For overall and daytime light levels, latitude provided a better fit than site based on ΔAIC, with both comparisons controlling for photoperiod. Each 10-degree increase in latitude was associated with 1.15-fold higher overall daily light levels and 1.24-fold higher daytime light levels. Latitude was also significant for some timing-based metrics, but site-specific models had better support based on ∆AIC in all timing cases. Latitude was not significant for duration-, dynamics-, exposure-history-, or spectrum-based metrics. (see Supplementary Table S1)

2.4.4 Photoperiod predicted several metric classes

Photoperiod was significant in most models (all p < 0.05), except for dynamics-based metrics, most timing-based metrics, specifically the midpoints of the brightest and darkest 10 hours and \(FLIT_{250}\), and duration below 1 lx melanopic EDI during sleep (see Supplementary Table S1).

For duration-based metrics, each additional hour of photoperiod increased time above 250 lx melanopic EDI during wake, the longest continuous period above 250 lx melanopic EDI, and time above 1000 lx melanopic EDI by factors of 1.10–1.17. Conversely, time below 10 lx melanopic EDI before sleep decreased by a factor of 0.97 per additional photoperiod-hour.

For exposure-history-based metrics, each additional hour of photoperiod increased cumulative melanopic EDI dose by a factor of 1.19. For level-based metrics, it increased exposure during the brightest 10 hours by a factor of 1.25, during the darkest 10 hours by 1.09, and across the full day by 1.18. For spectrum-based metrics, it increased the melanopic daylight efficacy ratio (MDER) by 0.02, indicating a shift towards shorter-wavelength exposure.

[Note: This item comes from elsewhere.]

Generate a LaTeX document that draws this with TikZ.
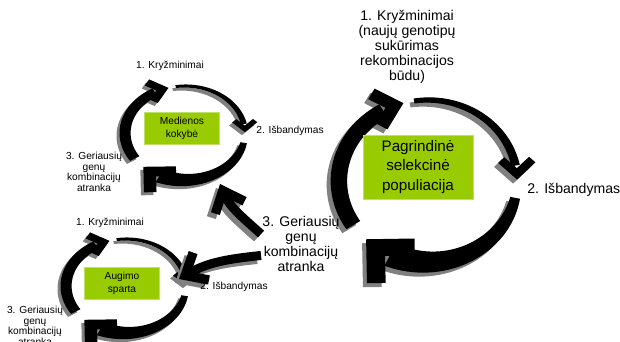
\documentclass[tikz,border=0pt]{standalone}
\usepackage{fontspec}
\setmainfont{Liberation Sans}
\usetikzlibrary{arrows.meta}

\definecolor{boxgreen}{HTML}{99CC00}
\definecolor{shadowgray}{HTML}{808080}

% one arc of a ring: start, band end, tip angle, start width, end width, arm length, arm width
\newcommand{\cycarc}[7]{%
  \fill plot[domain=#1:#2, samples=40] (\x:{81+(#4+(#5-#4)*(\x-(#1))/((#2)-(#1)))/2})
    -- plot[domain=#2:#1, samples=40] (\x:{81-(#4+(#5-#4)*(\x-(#1))/((#2)-(#1)))/2}) -- cycle;
  \fill[shift={(#3:81)}, rotate=-#3-90] (0,0) -- ({-0.707*#6},{0.707*#6})
    -- ({-0.707*(#6+#7)},{0.707*(#6-#7)}) -- ({-1.414*#7},0)
    -- ({-0.707*(#6+#7)},{-0.707*(#6-#7)}) -- ({-0.707*#6},{-0.707*#6}) -- cycle;
}
% the three arcs of one ring
\newcommand{\ringarcs}{%
  \cycarc{-99}{-11}{-1}{5}{8}{24}{8}%
  \cycarc{12}{115}{134}{9}{25}{44}{17}%
  \cycarc{147}{240}{254}{15}{15}{30}{12}%
}
% ring with its shadow: centre x, centre y, x scale, y scale, shadow offset
\newcommand{\cycring}[5]{%
  \begin{scope}[shift={(#1-#5,#2+#5)}, xscale=#3, yscale=#4, shadowgray]\ringarcs\end{scope}
  \begin{scope}[shift={(#1,#2)}, xscale=#3, yscale=#4, black]\ringarcs\end{scope}
}

\begin{document}
\begin{tikzpicture}[
    x=0.3mm, y=-0.3mm,
    bigtxt/.style={font=\fontsize{12}{12.8}\selectfont, align=center, inner sep=1pt},
    smalltxt/.style={font=\fontsize{8.7}{9}\selectfont, align=center, inner sep=1pt},
    bigbox/.style={fill=boxgreen, draw=boxgreen!60!white, thin, minimum width=33mm,
      minimum height=19.2mm, align=center, font=\fontsize{13}{17}\selectfont},
    smallbox/.style={fill=boxgreen, draw=boxgreen!60!white, thin, minimum width=22.5mm,
      minimum height=9.5mm, align=center, font=\fontsize{8.7}{11}\selectfont},
    conn/.style={line width=2.7mm,
      -{Straight Barb[sharp, length=5.5mm, width=9.5mm, line width=2.8mm]}},
    castshadow/.style={shadowgray, transform canvas={shift={(-4,4)}}},
  ]
  \useasboundingbox (0,0) rectangle (620,342);
  \clip (0,0) rectangle (620,342);

  % ---- rings --------------------------------------------------------
  \cycring{428}{181}{1.1}{1}{4}
  \cycring{185}{133}{0.74}{0.58}{3}
  \cycring{126}{286}{0.74}{0.58}{3}

  % ---- main population ----------------------------------------------
  \node[bigbox] (mainbox) at (418,167) {Pagrindinė\\selekcinė\\populiacija};
  \node[bigtxt] (maincross) at (407,47)
    {1. Kryžminimai\\(naujų genotipų\\sukūrimas\\rekombinacijos\\būdu)};
  \node[bigtxt, anchor=west] (maintest) at (526,190) {2. Išbandymas};
  \node[bigtxt] (mainsel) at (301,244) {3. Geriausių\\genų\\kombinacijų\\atranka};

  % ---- wood quality -------------------------------------------------
  \node[smallbox] (woodbox) at (182,128) {Medienos\\kokybė};
  \node[smalltxt] (woodcross) at (170,66) {1. Kryžminimai};
  \node[smalltxt, anchor=west] (woodtest) at (255,131) {2. Išbandymas};
  \node[smalltxt] (woodsel) at (94,172) {3. Geriausių\\genų\\kombinacijų\\atranka};

  % ---- connectors ---------------------------------------------------
  \coordinate (woodin) at (220,184);
  \coordinate (growin) at (179,279);
  \draw[conn, castshadow] (mainsel.166) to[out=138, in=293] (woodin);
  \draw[conn, castshadow] (mainsel.196) to[out=186, in=30] (growin);
  \draw[conn] (mainsel.166) to[out=138, in=293] (woodin);
  \draw[conn] (mainsel.196) to[out=186, in=30] (growin);

  % ---- growth rate --------------------------------------------------
  \node[smallbox] (growbox) at (122,283) {Augimo\\sparta};
  \node[smalltxt] (growcross) at (110,223) {1. Kryžminimai};
  \node[smalltxt, anchor=west] (growtest) at (199,287) {2. Išbandymas};
  \node[smalltxt] (growsel) at (35,326) {3. Geriausių\\genų\\kombinacijų\\atranka};
\end{tikzpicture}
\end{document}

For timing-based metrics, \(MLIT_{250}\) and \(LLIT_{250}\) occurred later with longer photoperiods, shifting by +00:07 and +00:20 HH:MM per additional hour.

2.4.5 Site and photoperiod were not dominant drivers

Across light-exposure metrics, conditional \(R^2\) ranged from 25% to 62% with a mean of 40% (see Supplementary Table S2). Explanatory power was highest for duration-, spectrum-, and level-based metrics, particularly duration above 250 lx melanopic EDI during wake, overall and nighttime light levels, and MDER (all \(R^2\) > 50%). Fixed effects explained 2%–24% of variance (mean: 12%), indicating that site, photoperiod, and latitude contributed meaningfully but were not dominant drivers.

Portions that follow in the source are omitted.